According to the World Health Organization (WHO), Body mass index is classified into four major categories:
Underweight: 15 – 19.9
Normal: 20 – 24.9
Overweight: 25 – 29.9
Obese: Greater than or equal to 30
For example, an individual with a BMI in the range of 15 – 19.9 would be considered as underweight and normal if the BMI is in the range of 20 – 24.9.
Obesity was further classified into three major classes with values as follows:
Class I obesity: 30 – 34.9
Class II obesity: 35 – 39.9
Class III obesity: greater than or equal to 40
However, there is a suggestion for diagnosing overweight and obesity using Body Mass Index (BMI) cut-offs of 23 kg/m2 and 25 kg/m2, respectively, for Indians as per the Consensus Guidelines for Asian Indians (2009).
Also, according to a study in the American Diabetes Association the BMI cut-off point for screening overweight or obese Asian Americans for prediabetes and type 2 diabetes was changed to 23 kg/m2 (vs. 25 kg/m2 ) because this population is at an increased risk for diabetes at lower BMI levels relative to the general population.
Therefore, we recommend that you follow the stringent BMI guidelines recommended by your physician, especially if you are at risk for diabetes.
As per a 2015 study published in the Journal Nutrition Today, there has been an increase in BMI in the general population over the past several decades. As the mortality rates increase with increasing degrees of overweight and obesity, it is important to keep a close tab on your BMI & weight.

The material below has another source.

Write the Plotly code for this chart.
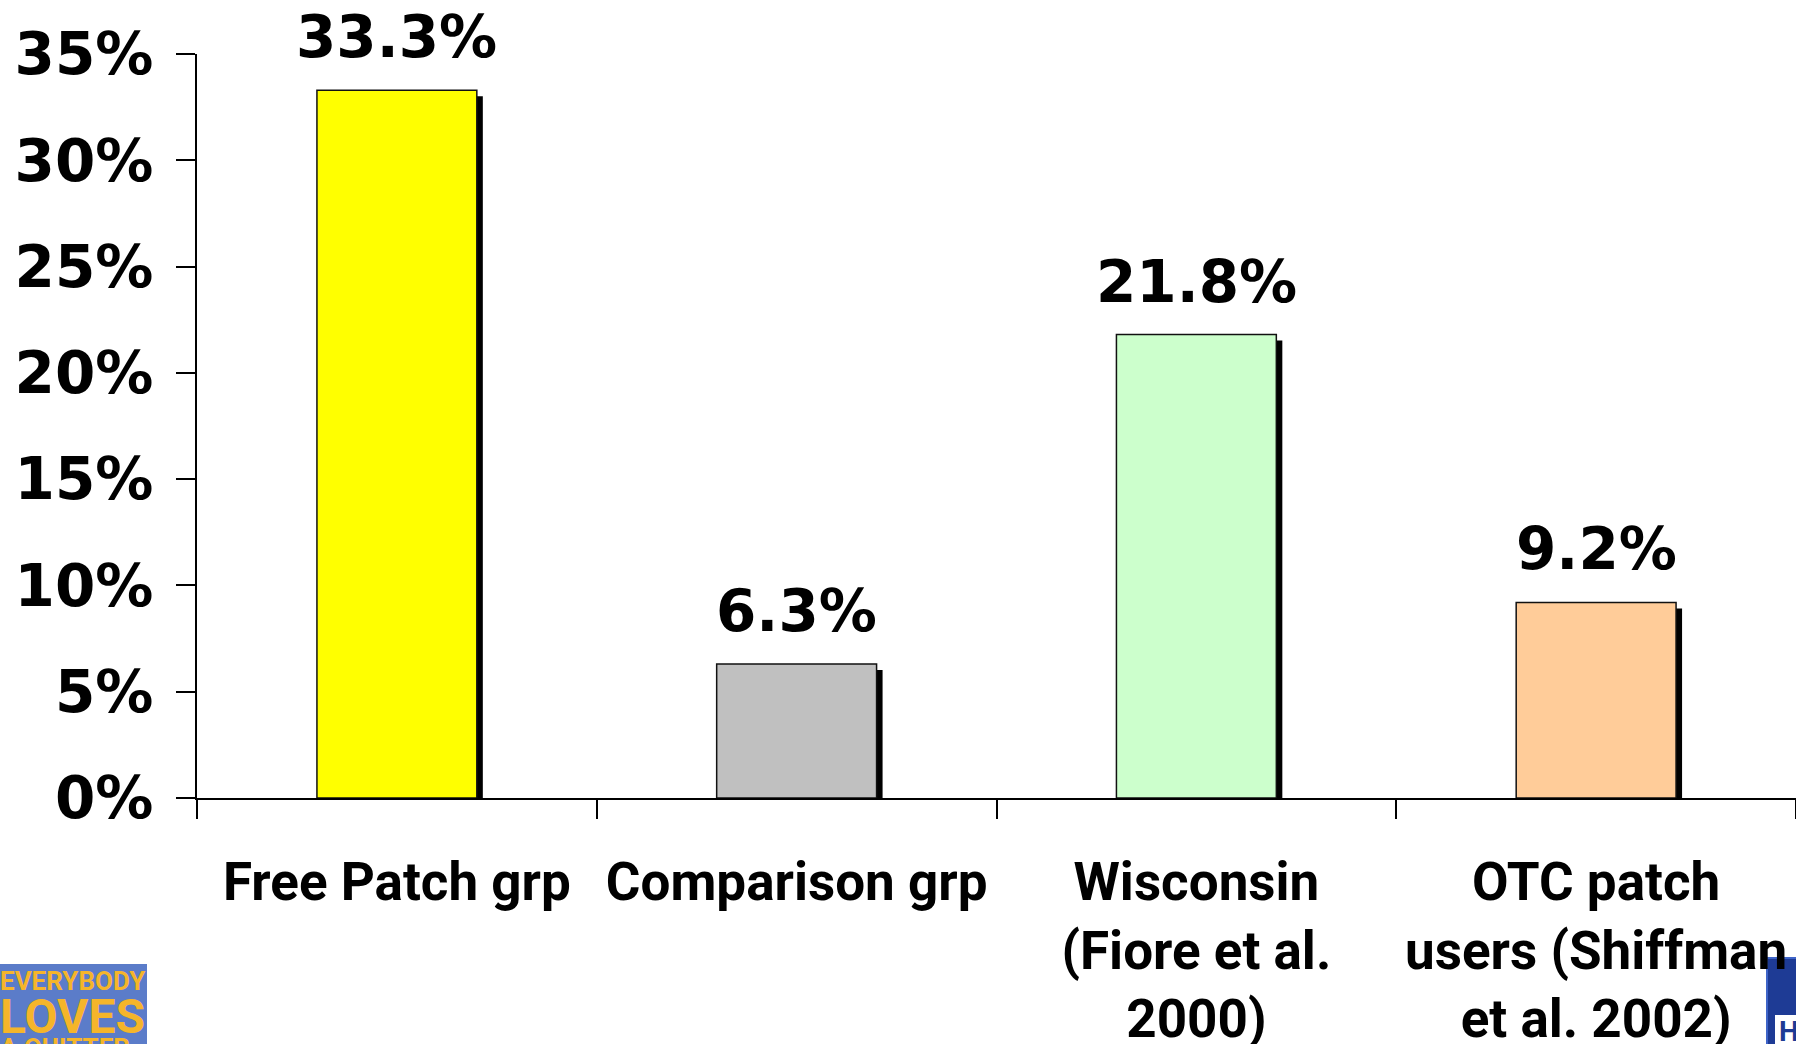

The higher the body mass index, the higher the risk of various metabolic diseases such as:
-High blood pressure
-Type 2 diabetes
-Coronary artery disease
-Polycystic Ovarian Syndrome (PCOS)
The body mass index is considered as a poor indicator of percent of body fat, however it is commonly used as a risk factor for various health problems.
Nuttall FQ. Body Mass Index: Obesity, BMI, and Health: A Critical Review. Nutr Today. 2015 May;50(3):117-128.
BMI Table. Clinical Guidelines on the Identification, Evaluation, and Treatment of Overweight and Obesity in Adults: The Evidence Report.
Consensus Statement for Diagnosis of Obesity, Abdominal Obesity and the Metabolic Syndrome for Asian Indians and Recommendations for Physical Activity, Medical and Surgical Management
American Diabetes Association: Standards for medical care in diabetes—2015. Diabetes Care 2015;38(Suppl 1):S1–S94.
Misra A. Ethnic-Specific Criteria for Classification of Body Mass Index: A Perspective for Asian Indians and American Diabetes Association Position Statement. Diabetes Technol Ther. 2015; 669p
Aziz N, Kallur SD, Nirmala PK.Implications of the revised consensus body mass indices for Asian Indians on clinical obstetric practice.J Clin Diagn Res.2014;8(5):OC01–OC03.